● WHAT IS BEING ASKED
For the copy, please give all of the data again exactly and leave the pictures out.

● SUPPLIED RECORDS
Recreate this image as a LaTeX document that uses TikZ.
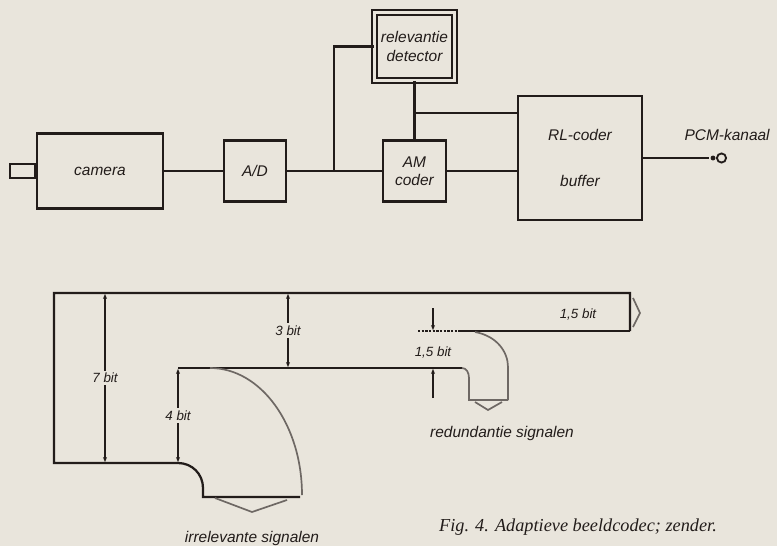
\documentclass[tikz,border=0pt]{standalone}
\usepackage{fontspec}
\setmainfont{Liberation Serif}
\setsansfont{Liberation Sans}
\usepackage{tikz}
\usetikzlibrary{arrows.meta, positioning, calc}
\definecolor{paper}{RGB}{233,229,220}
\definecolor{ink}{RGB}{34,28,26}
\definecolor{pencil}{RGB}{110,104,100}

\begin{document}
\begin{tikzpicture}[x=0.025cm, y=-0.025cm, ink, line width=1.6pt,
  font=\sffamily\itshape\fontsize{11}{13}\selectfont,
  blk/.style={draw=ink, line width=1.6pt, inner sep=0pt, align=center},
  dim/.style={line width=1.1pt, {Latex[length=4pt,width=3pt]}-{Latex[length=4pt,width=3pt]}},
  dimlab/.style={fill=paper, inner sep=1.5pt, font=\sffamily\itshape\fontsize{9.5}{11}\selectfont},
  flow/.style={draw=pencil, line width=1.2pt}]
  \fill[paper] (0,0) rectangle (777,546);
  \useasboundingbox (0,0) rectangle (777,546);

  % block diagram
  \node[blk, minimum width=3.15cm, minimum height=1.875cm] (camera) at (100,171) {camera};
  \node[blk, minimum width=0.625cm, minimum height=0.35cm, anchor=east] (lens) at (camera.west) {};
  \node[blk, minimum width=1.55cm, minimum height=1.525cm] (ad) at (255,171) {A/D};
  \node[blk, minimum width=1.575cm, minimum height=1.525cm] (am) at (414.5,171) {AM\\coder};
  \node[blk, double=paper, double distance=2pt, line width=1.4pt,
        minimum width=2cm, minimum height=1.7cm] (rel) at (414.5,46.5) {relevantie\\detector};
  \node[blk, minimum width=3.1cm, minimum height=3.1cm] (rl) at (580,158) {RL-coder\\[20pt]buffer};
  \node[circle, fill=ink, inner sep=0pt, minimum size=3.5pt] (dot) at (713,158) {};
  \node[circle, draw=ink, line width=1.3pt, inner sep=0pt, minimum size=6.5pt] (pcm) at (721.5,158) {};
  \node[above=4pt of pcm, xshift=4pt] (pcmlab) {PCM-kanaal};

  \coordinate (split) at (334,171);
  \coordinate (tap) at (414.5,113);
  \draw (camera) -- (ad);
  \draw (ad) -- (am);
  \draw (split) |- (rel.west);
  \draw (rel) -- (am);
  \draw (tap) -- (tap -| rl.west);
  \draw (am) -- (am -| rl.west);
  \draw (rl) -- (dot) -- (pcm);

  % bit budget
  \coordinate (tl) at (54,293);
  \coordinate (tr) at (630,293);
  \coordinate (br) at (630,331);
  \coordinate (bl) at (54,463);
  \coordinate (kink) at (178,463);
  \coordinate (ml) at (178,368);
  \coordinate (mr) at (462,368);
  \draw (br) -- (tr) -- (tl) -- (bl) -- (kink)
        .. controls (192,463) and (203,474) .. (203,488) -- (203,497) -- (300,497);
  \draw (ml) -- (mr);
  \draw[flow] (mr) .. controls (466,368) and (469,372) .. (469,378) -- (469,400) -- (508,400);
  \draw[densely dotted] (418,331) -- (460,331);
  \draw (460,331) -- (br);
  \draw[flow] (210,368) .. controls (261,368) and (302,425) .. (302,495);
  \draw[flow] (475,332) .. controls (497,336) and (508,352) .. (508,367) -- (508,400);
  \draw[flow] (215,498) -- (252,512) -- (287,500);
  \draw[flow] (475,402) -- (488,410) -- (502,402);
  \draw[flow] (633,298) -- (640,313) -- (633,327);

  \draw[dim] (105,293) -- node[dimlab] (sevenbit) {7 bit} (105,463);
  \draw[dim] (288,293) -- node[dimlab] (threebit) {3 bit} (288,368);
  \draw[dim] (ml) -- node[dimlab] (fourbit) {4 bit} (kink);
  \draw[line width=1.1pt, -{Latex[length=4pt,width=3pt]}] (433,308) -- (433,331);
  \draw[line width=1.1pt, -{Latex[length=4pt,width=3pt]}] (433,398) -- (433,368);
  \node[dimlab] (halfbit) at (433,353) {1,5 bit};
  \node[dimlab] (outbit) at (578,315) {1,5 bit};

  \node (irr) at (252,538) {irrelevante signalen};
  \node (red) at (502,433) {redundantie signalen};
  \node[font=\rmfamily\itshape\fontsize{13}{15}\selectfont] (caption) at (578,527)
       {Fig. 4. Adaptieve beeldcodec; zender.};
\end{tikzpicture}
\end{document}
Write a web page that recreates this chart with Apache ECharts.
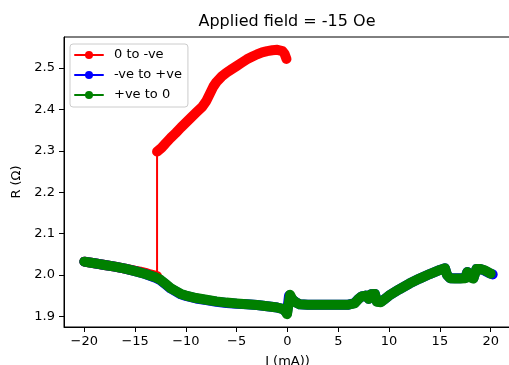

● RESULT OF THIS TASK
Recreate this image as a LaTeX document that uses TikZ.
\documentclass[tikz,border=0pt]{standalone}
\usepackage{fontspec}
\setmainfont{Liberation Serif}
\setsansfont{Liberation Sans}
\usepackage{tikz}
\usetikzlibrary{arrows.meta, positioning, calc}
\definecolor{paper}{RGB}{233,229,220}
\definecolor{ink}{RGB}{34,28,26}
\definecolor{pencil}{RGB}{110,104,100}

\begin{document}
\begin{tikzpicture}[x=0.025cm, y=-0.025cm, ink, line width=1.6pt,
  font=\sffamily\itshape\fontsize{11}{13}\selectfont,
  blk/.style={draw=ink, line width=1.6pt, inner sep=0pt, align=center},
  dim/.style={line width=1.1pt, {Latex[length=4pt,width=3pt]}-{Latex[length=4pt,width=3pt]}},
  dimlab/.style={fill=paper, inner sep=1.5pt, font=\sffamily\itshape\fontsize{9.5}{11}\selectfont},
  flow/.style={draw=pencil, line width=1.2pt}]
  \fill[paper] (0,0) rectangle (777,546);
  \useasboundingbox (0,0) rectangle (777,546);

  % block diagram
  \node[blk, minimum width=3.15cm, minimum height=1.875cm] (camera) at (100,171) {camera};
  \node[blk, minimum width=0.625cm, minimum height=0.35cm, anchor=east] (lens) at (camera.west) {};
  \node[blk, minimum width=1.55cm, minimum height=1.525cm] (ad) at (255,171) {A/D};
  \node[blk, minimum width=1.575cm, minimum height=1.525cm] (am) at (414.5,171) {AM\\coder};
  \node[blk, double=paper, double distance=2pt, line width=1.4pt,
        minimum width=2cm, minimum height=1.7cm] (rel) at (414.5,46.5) {relevantie\\detector};
  \node[blk, minimum width=3.1cm, minimum height=3.1cm] (rl) at (580,158) {RL-coder\\[20pt]buffer};
  \node[circle, fill=ink, inner sep=0pt, minimum size=3.5pt] (dot) at (713,158) {};
  \node[circle, draw=ink, line width=1.3pt, inner sep=0pt, minimum size=6.5pt] (pcm) at (721.5,158) {};
  \node[above=4pt of pcm, xshift=4pt] (pcmlab) {PCM-kanaal};

  \coordinate (split) at (334,171);
  \coordinate (tap) at (414.5,113);
  \draw (camera) -- (ad);
  \draw (ad) -- (am);
  \draw (split) |- (rel.west);
  \draw (rel) -- (am);
  \draw (tap) -- (tap -| rl.west);
  \draw (am) -- (am -| rl.west);
  \draw (rl) -- (dot) -- (pcm);

  % bit budget
  \coordinate (tl) at (54,293);
  \coordinate (tr) at (630,293);
  \coordinate (br) at (630,331);
  \coordinate (bl) at (54,463);
  \coordinate (kink) at (178,463);
  \coordinate (ml) at (178,368);
  \coordinate (mr) at (462,368);
  \draw (br) -- (tr) -- (tl) -- (bl) -- (kink)
        .. controls (192,463) and (203,474) .. (203,488) -- (203,497) -- (300,497);
  \draw (ml) -- (mr);
  \draw[flow] (mr) .. controls (466,368) and (469,372) .. (469,378) -- (469,400) -- (508,400);
  \draw[densely dotted] (418,331) -- (460,331);
  \draw (460,331) -- (br);
  \draw[flow] (210,368) .. controls (261,368) and (302,425) .. (302,495);
  \draw[flow] (475,332) .. controls (497,336) and (508,352) .. (508,367) -- (508,400);
  \draw[flow] (215,498) -- (252,512) -- (287,500);
  \draw[flow] (475,402) -- (488,410) -- (502,402);
  \draw[flow] (633,298) -- (640,313) -- (633,327);

  \draw[dim] (105,293) -- node[dimlab] (sevenbit) {7 bit} (105,463);
  \draw[dim] (288,293) -- node[dimlab] (threebit) {3 bit} (288,368);
  \draw[dim] (ml) -- node[dimlab] (fourbit) {4 bit} (kink);
  \draw[line width=1.1pt, -{Latex[length=4pt,width=3pt]}] (433,308) -- (433,331);
  \draw[line width=1.1pt, -{Latex[length=4pt,width=3pt]}] (433,398) -- (433,368);
  \node[dimlab] (halfbit) at (433,353) {1,5 bit};
  \node[dimlab] (outbit) at (578,315) {1,5 bit};

  \node (irr) at (252,538) {irrelevante signalen};
  \node (red) at (502,433) {redundantie signalen};
  \node[font=\rmfamily\itshape\fontsize{13}{15}\selectfont] (caption) at (578,527)
       {Fig. 4. Adaptieve beeldcodec; zender.};
\end{tikzpicture}
\end{document}
Write a web page that recreates this chart with Apache ECharts.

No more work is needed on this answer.